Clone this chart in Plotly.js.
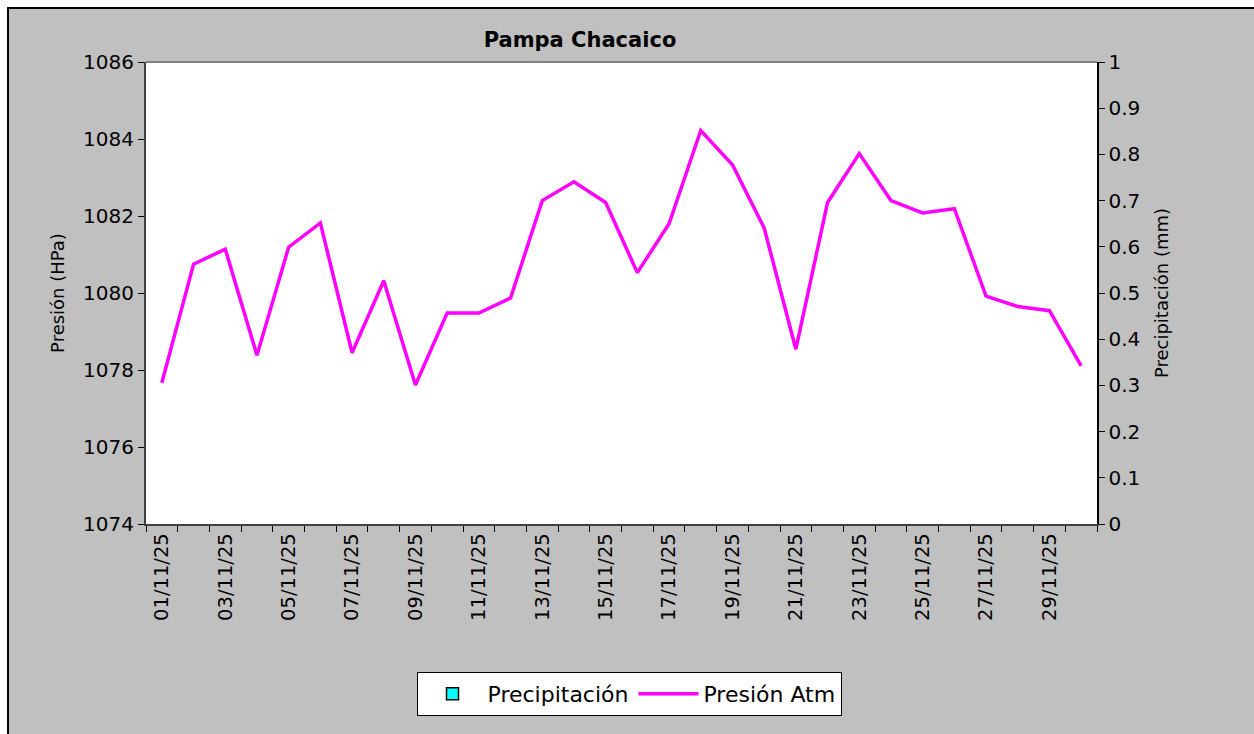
<!DOCTYPE html>
<html>
<head>
<meta charset="utf-8">
<script src="https://cdn.plot.ly/plotly-3.0.1.min.js"></script>
<style>
html,body{margin:0;padding:0;background:#ffffff;width:1254px;height:734px;overflow:hidden;}
#frame{position:absolute;left:7px;top:7px;width:1247px;height:727px;background:#c0c0c0;border-left:2px solid #000;border-top:2px solid #000;box-sizing:border-box;}
#chart{position:absolute;left:0;top:0;width:1254px;height:734px;}
#chart .legend .traces:first-child .legendpoints path{stroke:#000000 !important;stroke-width:1.5px !important;}
</style>
</head>
<body>
<div id="frame"></div>
<div id="chart"></div>
<script>
const fechas = ["01/11/25","02/11/25","03/11/25","04/11/25","05/11/25","06/11/25","07/11/25","08/11/25","09/11/25","10/11/25",
"11/11/25","12/11/25","13/11/25","14/11/25","15/11/25","16/11/25","17/11/25","18/11/25","19/11/25","20/11/25",
"21/11/25","22/11/25","23/11/25","24/11/25","25/11/25","26/11/25","27/11/25","28/11/25","29/11/25","30/11/25"];
const presion = [1077.67,1080.75,1081.14,1078.38,1081.19,1081.82,1078.45,1080.32,1077.61,1079.48,
1079.48,1079.87,1082.40,1082.89,1082.35,1080.53,1081.80,1084.22,1083.33,1081.69,
1078.54,1082.35,1083.62,1082.40,1082.08,1082.19,1079.92,1079.65,1079.54,1078.11];
const precipitacion = [0,0,0,0,0,0,0,0,0,0,0,0,0,0,0,0,0,0,0,0,0,0,0,0,0,0,0,0,0,0];

const idx = fechas.map((_, i) => i);
const labelIdx = idx.filter(i => i % 2 === 0);
const boundaries = idx.concat([fechas.length]).map(i => i - 0.5);

const font = "'DejaVu Sans', Arial, sans-serif";

const traces = [
  {
    type: "bar", name: "Precipitación", x: idx, y: precipitacion, yaxis: "y2",
    marker: {color: "#00ffff", line: {color: "#000000", width: 0}},
    hoverinfo: "skip"
  },
  {
    type: "scatter", mode: "lines", name: "Presión Atm", x: idx, y: presion, yaxis: "y",
    line: {color: "#ff00ff", width: 3.5}
  }
];

const layout = {
  width: 1254, height: 734,
  paper_bgcolor: "rgba(0,0,0,0)",
  plot_bgcolor: "#ffffff",
  margin: {l: 146, r: 157, t: 62, b: 210},
  font: {family: font, color: "#000000"},
  showlegend: true,
  title: {
    text: "<b>Pampa Chacaico</b>",
    font: {family: font, size: 21, color: "#000000"},
    x: 580/1254, xref: "container", xanchor: "center",
    y: 1 - 40/734, yref: "container", yanchor: "middle"
  },
  xaxis: {
    range: [-0.5, fechas.length - 0.5],
    tickmode: "array",
    tickvals: labelIdx,
    ticktext: labelIdx.map(i => fechas[i]),
    tickangle: -90,
    ticks: "",
    tickfont: {family: font, size: 19.5, color: "#000000"},
    showgrid: false, zeroline: false,
    showline: true, linecolor: "#404040", linewidth: 1.5,
    minor: {tickmode: "array", tickvals: boundaries, ticks: "outside", ticklen: 6, tickcolor: "#000000", tickwidth: 1, showgrid: false},
    fixedrange: true
  },
  yaxis: {
    range: [1074, 1086],
    dtick: 2, tick0: 1074,
    ticks: "outside", ticklen: 6, tickcolor: "#000000",
    tickfont: {family: font, size: 20, color: "#000000"},
    showgrid: false, zeroline: false,
    showline: true, linecolor: "#404040", linewidth: 2,
    title: {text: "Presión (HPa)", font: {family: font, size: 18, color: "#000000"}, standoff: 14},
    automargin: false
  },
  yaxis2: {
    range: [0, 1],
    dtick: 0.1, tick0: 0,
    overlaying: "y", side: "right",
    ticks: "outside", ticklen: 6, tickcolor: "#000000",
    tickfont: {family: font, size: 20, color: "#000000"},
    showgrid: false, zeroline: false,
    showline: true, linecolor: "#000000", linewidth: 1.5,
    title: {text: "Precipitación (mm)", font: {family: font, size: 18, color: "#000000"}, standoff: 16},
    automargin: false
  },
  legend: {
    orientation: "h",
    x: (629 - 146) / (1254 - 146 - 157), xanchor: "center",
    y: (524 - 672) / (734 - 62 - 210), yanchor: "top",
    bgcolor: "#ffffff", bordercolor: "#000000", borderwidth: 1,
    font: {family: font, size: 22, color: "#000000"},
    itemwidth: 60,
    traceorder: "normal"
  },
  shapes: [
    {type: "line", xref: "paper", yref: "paper", x0: 0, x1: 1, y0: 1, y1: 1, line: {color: "#808080", width: 2}}
  ],
  bargap: 0.5
};

Plotly.newPlot("chart", traces, layout, {displayModeBar: false, staticPlot: true});
</script>
</body>
</html>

Task objective -
Transcribe the whole listing exactly. Pictures are excluded.

Task response -
Clone this chart in Plotly.js.
<!DOCTYPE html>
<html>
<head>
<meta charset="utf-8">
<script src="https://cdn.plot.ly/plotly-3.0.1.min.js"></script>
<style>
html,body{margin:0;padding:0;background:#ffffff;width:1254px;height:734px;overflow:hidden;}
#frame{position:absolute;left:7px;top:7px;width:1247px;height:727px;background:#c0c0c0;border-left:2px solid #000;border-top:2px solid #000;box-sizing:border-box;}
#chart{position:absolute;left:0;top:0;width:1254px;height:734px;}
#chart .legend .traces:first-child .legendpoints path{stroke:#000000 !important;stroke-width:1.5px !important;}
</style>
</head>
<body>
<div id="frame"></div>
<div id="chart"></div>
<script>
const fechas = ["01/11/25","02/11/25","03/11/25","04/11/25","05/11/25","06/11/25","07/11/25","08/11/25","09/11/25","10/11/25",
"11/11/25","12/11/25","13/11/25","14/11/25","15/11/25","16/11/25","17/11/25","18/11/25","19/11/25","20/11/25",
"21/11/25","22/11/25","23/11/25","24/11/25","25/11/25","26/11/25","27/11/25","28/11/25","29/11/25","30/11/25"];
const presion = [1077.67,1080.75,1081.14,1078.38,1081.19,1081.82,1078.45,1080.32,1077.61,1079.48,
1079.48,1079.87,1082.40,1082.89,1082.35,1080.53,1081.80,1084.22,1083.33,1081.69,
1078.54,1082.35,1083.62,1082.40,1082.08,1082.19,1079.92,1079.65,1079.54,1078.11];
const precipitacion = [0,0,0,0,0,0,0,0,0,0,0,0,0,0,0,0,0,0,0,0,0,0,0,0,0,0,0,0,0,0];

const idx = fechas.map((_, i) => i);
const labelIdx = idx.filter(i => i % 2 === 0);
const boundaries = idx.concat([fechas.length]).map(i => i - 0.5);

const font = "'DejaVu Sans', Arial, sans-serif";

const traces = [
  {
    type: "bar", name: "Precipitación", x: idx, y: precipitacion, yaxis: "y2",
    marker: {color: "#00ffff", line: {color: "#000000", width: 0}},
    hoverinfo: "skip"
  },
  {
    type: "scatter", mode: "lines", name: "Presión Atm", x: idx, y: presion, yaxis: "y",
    line: {color: "#ff00ff", width: 3.5}
  }
];

const layout = {
  width: 1254, height: 734,
  paper_bgcolor: "rgba(0,0,0,0)",
  plot_bgcolor: "#ffffff",
  margin: {l: 146, r: 157, t: 62, b: 210},
  font: {family: font, color: "#000000"},
  showlegend: true,
  title: {
    text: "<b>Pampa Chacaico</b>",
    font: {family: font, size: 21, color: "#000000"},
    x: 580/1254, xref: "container", xanchor: "center",
    y: 1 - 40/734, yref: "container", yanchor: "middle"
  },
  xaxis: {
    range: [-0.5, fechas.length - 0.5],
    tickmode: "array",
    tickvals: labelIdx,
    ticktext: labelIdx.map(i => fechas[i]),
    tickangle: -90,
    ticks: "",
    tickfont: {family: font, size: 19.5, color: "#000000"},
    showgrid: false, zeroline: false,
    showline: true, linecolor: "#404040", linewidth: 1.5,
    minor: {tickmode: "array", tickvals: boundaries, ticks: "outside", ticklen: 6, tickcolor: "#000000", tickwidth: 1, showgrid: false},
    fixedrange: true
  },
  yaxis: {
    range: [1074, 1086],
    dtick: 2, tick0: 1074,
    ticks: "outside", ticklen: 6, tickcolor: "#000000",
    tickfont: {family: font, size: 20, color: "#000000"},
    showgrid: false, zeroline: false,
    showline: true, linecolor: "#404040", linewidth: 2,
    title: {text: "Presión (HPa)", font: {family: font, size: 18, color: "#000000"}, standoff: 14},
    automargin: false
  },
  yaxis2: {
    range: [0, 1],
    dtick: 0.1, tick0: 0,
    overlaying: "y", side: "right",
    ticks: "outside", ticklen: 6, tickcolor: "#000000",
    tickfont: {family: font, size: 20, color: "#000000"},
    showgrid: false, zeroline: false,
    showline: true, linecolor: "#000000", linewidth: 1.5,
    title: {text: "Precipitación (mm)", font: {family: font, size: 18, color: "#000000"}, standoff: 16},
    automargin: false
  },
  legend: {
    orientation: "h",
    x: (629 - 146) / (1254 - 146 - 157), xanchor: "center",
    y: (524 - 672) / (734 - 62 - 210), yanchor: "top",
    bgcolor: "#ffffff", bordercolor: "#000000", borderwidth: 1,
    font: {family: font, size: 22, color: "#000000"},
    itemwidth: 60,
    traceorder: "normal"
  },
  shapes: [
    {type: "line", xref: "paper", yref: "paper", x0: 0, x1: 1, y0: 1, y1: 1, line: {color: "#808080", width: 2}}
  ],
  bargap: 0.5
};

Plotly.newPlot("chart", traces, layout, {displayModeBar: false, staticPlot: true});
</script>
</body>
</html>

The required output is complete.